L’invettiva si conclude con una formula giuridica: “perciò ecco…”. Dopo l’arringa di accusa, è il momento della sentenza, dopo aver elencato tutte le colpe di cui questa donna si è resa protagonista, ora è il momento del giudizio definitivo. Viste le premesse non ci aspetteremmo nulla di diverso da un giudizio di condanna. E invece…

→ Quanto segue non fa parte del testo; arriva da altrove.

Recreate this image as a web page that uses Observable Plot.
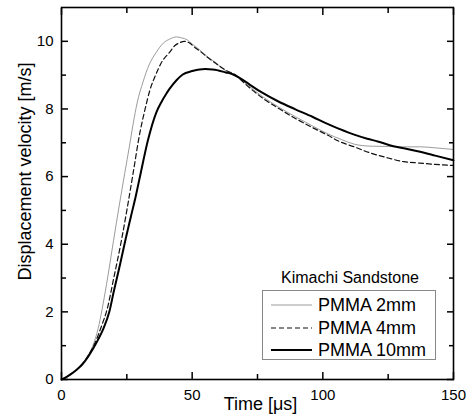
<!DOCTYPE html>
<html>
<head>
<meta charset="utf-8">
<script src="https://cdn.jsdelivr.net/npm/d3@7"></script>
<script src="https://cdn.jsdelivr.net/npm/@observablehq/plot@0.6"></script>
<style>
  html, body { margin: 0; padding: 0; background: white; }
  #wrap { position: relative; width: 473px; height: 414px; font-family: "Liberation Sans", Arial, sans-serif; color: #000; }
  #legend-title { position: absolute; left: 262px; width: 176px; top: 270px; text-align: center; font-size: 16px; line-height: 16px; }
  #legend-box { position: absolute; left: 262px; top: 290px; width: 172px; height: 68px; border: 1px solid #888; background: white; }
  .lrow { position: absolute; left: 271px; height: 18px; font-size: 18px; line-height: 18px; white-space: nowrap; }
  .lrow svg { position: absolute; left: 0; top: 0; }
  .lrow span { position: absolute; left: 47px; top: 0; }
</style>
</head>
<body>
<div id="wrap">
  <div id="chart"></div>
</div>
<script>
// ---- data ----
const seriesNames = ["PMMA 2mm", "PMMA 4mm", "PMMA 10mm"];
const legendTitle = "Kimachi Sandstone";

const time2 = [0,2,4,6,8,10,12,14,15.5,17.2,19.9,22,24.2,26,27.4,29,31.2,33.5,36.3,39,41.5,44,46,48,50,53,56,59,62,65,70,76.8,83,89.5,96,102,107,112,118,125,131,137.5,143,150];
const vel2  = [0,0.08,0.18,0.3,0.47,0.7,1.0,1.5,2.06,2.8,4.1,5.1,6.1,6.9,7.55,8.2,8.8,9.3,9.68,9.95,10.07,10.13,10.1,10.05,9.92,9.74,9.53,9.37,9.17,9.05,8.78,8.37,8.06,7.77,7.5,7.26,7.1,6.96,6.9,6.89,6.88,6.88,6.85,6.8];

const time4 = [0,2,4,6,8,10,12,14,15.5,17.4,20,23,25,27.4,30,32,33.8,36,38.3,41.4,43.3,45,47,49,51,52.8,56,59,63,66.7,70,76.8,83,89.5,96,102,106,112,118.5,125,131,137,143,150];
const vel4  = [0,0.08,0.18,0.3,0.46,0.68,0.95,1.3,1.62,2.06,3.0,4.14,5.0,6.1,7.3,8.0,8.55,9.0,9.38,9.68,9.87,9.95,10.0,9.95,9.82,9.72,9.52,9.35,9.14,9.0,8.76,8.33,8.02,7.72,7.45,7.22,7.05,6.88,6.69,6.55,6.44,6.4,6.36,6.33];

const time10 = [0,2,4,6,8,10,12,14,16,18.3,20,22.4,24.5,26.5,28.5,30.3,33,36.3,38.2,40.1,41.4,44,46.4,50,52.8,55,57.8,60,62.9,65,68,72,76.8,83,89.5,96,102,106,112,117,121,127,131,136.3,143,150];
const vel10  = [0,0.08,0.18,0.3,0.45,0.65,0.9,1.18,1.5,2.0,2.6,3.4,4.14,4.8,5.45,6.1,7.05,7.9,8.2,8.45,8.6,8.85,9.02,9.12,9.17,9.18,9.17,9.14,9.08,9.04,8.93,8.72,8.48,8.22,7.99,7.77,7.55,7.42,7.24,7.12,7.04,6.9,6.84,6.75,6.62,6.48];

const xMajor = [0, 50, 100, 150];
const xMinor = [25, 75, 125];
const yMajor = [0, 2, 4, 6, 8, 10];
const yMinor = [1, 3, 5, 7, 9];

// ---- styles ----
const styles = [
  {stroke: "#9c9c9c", strokeWidth: 1, dash: null},
  {stroke: "#111", strokeWidth: 1.2, dash: "5,3"},
  {stroke: "#000", strokeWidth: 2, dash: null}
];

const zip = (ts, vs) => ts.map((t, i) => ({t, v: vs[i]}));
const datasets = [zip(time2, vel2), zip(time4, vel4), zip(time10, vel10)];

const blank = () => "";
const chart = Plot.plot({
  width: 473,
  height: 414,
  marginLeft: 61,
  marginRight: 20,
  marginTop: 7,
  marginBottom: 35,
  x: {domain: [0, 150]},
  y: {domain: [0, 11]},
  style: {fontFamily: "'Liberation Sans', Arial, sans-serif", fontSize: "15px", background: "white", color: "#000", overflow: "visible"},
  marks: [
    // tick labels
    Plot.axisX({ticks: xMajor, tickSize: 0, tickPadding: 10, tickFormat: d => String(d), label: null, fontSize: 15}),
    Plot.axisY({ticks: yMajor, tickSize: 0, tickPadding: 8, tickFormat: d => String(d), label: null, fontSize: 15}),
    // inward ticks: bottom / top
    Plot.axisX({anchor: "bottom", ticks: xMajor, tickSize: 7, dy: -7, tickFormat: blank, label: null, strokeWidth: 1.5}),
    Plot.axisX({anchor: "bottom", ticks: xMinor, tickSize: 5, dy: -5, tickFormat: blank, label: null, strokeWidth: 1.5}),
    Plot.axisX({anchor: "top", ticks: xMajor, tickSize: 7, dy: 7, tickFormat: blank, label: null, strokeWidth: 1.5}),
    Plot.axisX({anchor: "top", ticks: xMinor, tickSize: 5, dy: 5, tickFormat: blank, label: null, strokeWidth: 1.5}),
    // inward ticks: left / right
    Plot.axisY({anchor: "left", ticks: yMajor, tickSize: 7, dx: 7, tickFormat: blank, label: null, strokeWidth: 1.5}),
    Plot.axisY({anchor: "left", ticks: yMinor, tickSize: 5, dx: 5, tickFormat: blank, label: null, strokeWidth: 1.5}),
    Plot.axisY({anchor: "right", ticks: yMajor, tickSize: 7, dx: -7, tickFormat: blank, label: null, strokeWidth: 1.5}),
    Plot.axisY({anchor: "right", ticks: yMinor, tickSize: 5, dx: -5, tickFormat: blank, label: null, strokeWidth: 1.5}),
    // data lines
    ...datasets.map((d, i) => Plot.line(d, {
      x: "t", y: "v",
      stroke: styles[i].stroke,
      strokeWidth: styles[i].strokeWidth,
      strokeDasharray: styles[i].dash,
      curve: "monotone-x"
    })),
    Plot.frame({stroke: "#000", strokeWidth: 1.6}),
    // axis titles
    Plot.text(["Time [μs]"], {frameAnchor: "bottom", textAnchor: "middle", lineAnchor: "middle", dx: 3, dy: 25, fontSize: 18}),
    Plot.text(["Displacement velocity [m/s]"], {frameAnchor: "left", textAnchor: "middle", lineAnchor: "middle", rotate: -90, dx: -36, dy: -22, fontSize: 18})
  ]
});
const wrap = document.getElementById("wrap");
document.getElementById("chart").appendChild(chart);

// ---- legend (HTML overlay) ----
const title = document.createElement("div");
title.id = "legend-title";
title.textContent = legendTitle;
wrap.appendChild(title);
const box = document.createElement("div");
box.id = "legend-box";
wrap.appendChild(box);
const rowTops = [296, 318.5, 341];
seriesNames.forEach((name, i) => {
  const row = document.createElement("div");
  row.className = "lrow";
  row.style.top = rowTops[i] + "px";
  const s = styles[i];
  row.innerHTML = `<svg width="42" height="18"><line x1="0" x2="41" y1="9" y2="9" stroke="${s.stroke}" stroke-width="${s.strokeWidth}" ${s.dash ? `stroke-dasharray="${s.dash}"` : ""}/></svg><span>${name}</span>`;
  wrap.appendChild(row);
});
</script>
</body>
</html>
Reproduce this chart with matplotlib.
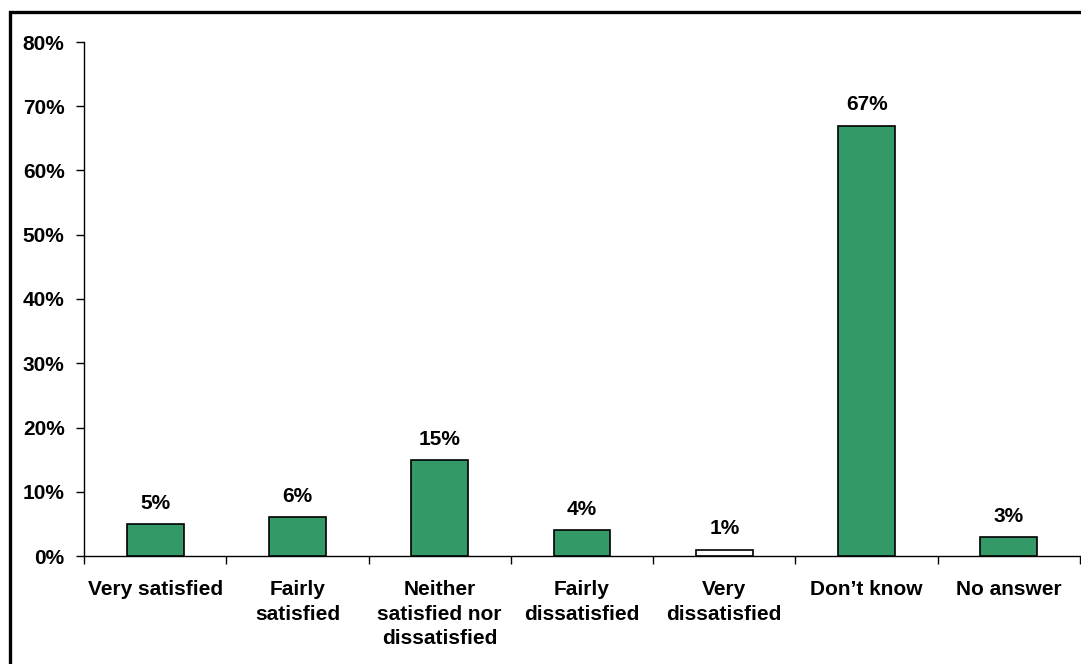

16Perciò, ecco, io la sedurrò, la condurrò nel deserto e parlerò al suo cuore. 17Le renderò le sue vigne e trasformerò la valle di Acor in porta di speranza. Là mi risponderà come nei giorni della sua giovinezza, come quando uscì dal paese d'Egitto. 18E avverrà, in quel giorno - oracolo del Signore - mi chiamerai: «Marito mio», e non mi chiamerai più: «Baal, mio padrone». 19Le toglierò dalla bocca i nomi dei Baal e non saranno più chiamati per nome. 20In quel tempo farò per loro un'alleanza con gli animali selvatici e gli uccelli del cielo e i rettili del suolo; arco e spada e guerra eliminerò dal paese, e li farò riposare tranquilli. 21Ti farò mia sposa per sempre, ti farò mia sposa nella giustizia e nel diritto, nell'amore e nella benevolenza, 22ti farò mia sposa nella fedeltà e tu conoscerai il Signore.
(Os 2,16-22)
Invece di una sentenza di condanna arriva un perdono del tutto inaspettato ed illogico! È l’illogicità dell’amore di Dio che vince l’infedeltà umana al di là di ogni ragionevole aspettativa. Tutta la violenza dei versetti precedenti lascia il posto a una delle pagine più belle e più intense di tutta la Bibbia nel descrivere la tenerezza e l’amore. Bello come viene anche qui sottolineata la differenza tra Dio e gli idoli (rappresentati dalla figura di Baal): Dio è il “marito mio”, lo sposo col quale si vive una relazione d’amore, libera, autentica. Baal è colui che assoggetta in una relazione di potere che toglie la libertà: “mio padrone”. Anche qui notiamo la sovrapposizione tra la donna amata e il popolo di Israele: al v. 17 in particolare quando la giovinezza della donna è associata alla liberazione di Israele dall’Egitto. È Dio che concede una nuova alleanza al suo popolo. Frutto di questa nuova alleanza è la pace, come descritto nel v. 20: la minaccia della guerra è associata da Israele alla punizione di Dio, la nuova alleanza è garanzia di pace. In filigrana scorgiamo sempre l’esperienza dell’esilio.